Is Cuda available? True.
Torch Version is 12.1.


### Torch Version

PyTorch should be within a minor version of the cuda drivers and cuda drivers need to align with nvidia drivers.  Try hard to make this happen.

Here's an example.

In [6]:
import torch
import time

# Define the size of the tensors
size = 10000

# Create two large random tensors for CPU
tensor1_cpu = torch.randn(size, size)
tensor2_cpu = torch.randn(size, size)

# Perform matrix multiplication on the CPU and time it
start_time = time.time()
result_cpu = torch.matmul(tensor1_cpu, tensor2_cpu)
end_time = time.time()

print(f"Matrix multiplication on CPU took: {end_time - start_time:.4f} seconds")
print(f"Result tensor size on CPU: {result_cpu.size()}")
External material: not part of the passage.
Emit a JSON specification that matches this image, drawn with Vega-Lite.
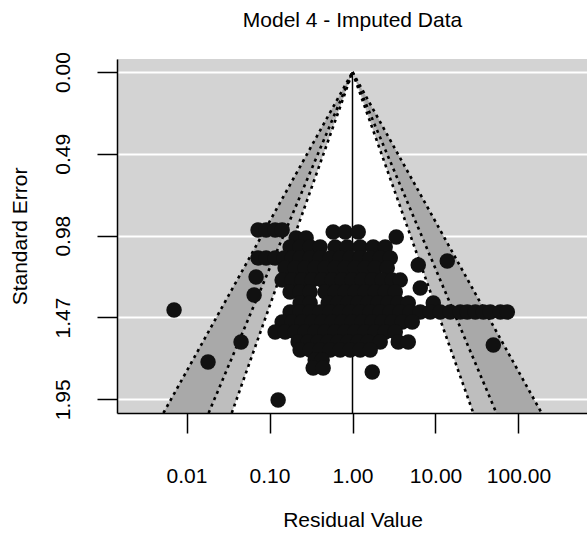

# Check if CUDA is available and perform the same test on the GPU
if torch.cuda.is_available():
    device = torch.device("cuda")
    
    # Create two large random tensors for GPU
    tensor1_gpu = tensor1_cpu.to(device)
    tensor2_gpu = tensor2_cpu.to(device)

    # Perform matrix multiplication on the GPU and time it
    torch.cuda.synchronize()  # Ensure all CUDA operations are finished
    start_time = time.time()
    result_gpu = torch.matmul(tensor1_gpu, tensor2_gpu)
    torch.cuda.synchronize()  # Ensure the GPU has finished the computation
    end_time = time.time()

    print(f"Matrix multiplication on GPU took: {end_time - start_time:.4f} seconds")
    print(f"Result tensor size on GPU: {result_gpu.size()}")
else:
    print("CUDA is not available on this system.")


Matrix multiplication on CPU took: 6.3072 seconds
Result tensor size on CPU: torch.Size([10000, 10000])
Matrix multiplication on GPU took: 0.1868 seconds
Result tensor size on GPU: torch.Size([10000, 10000])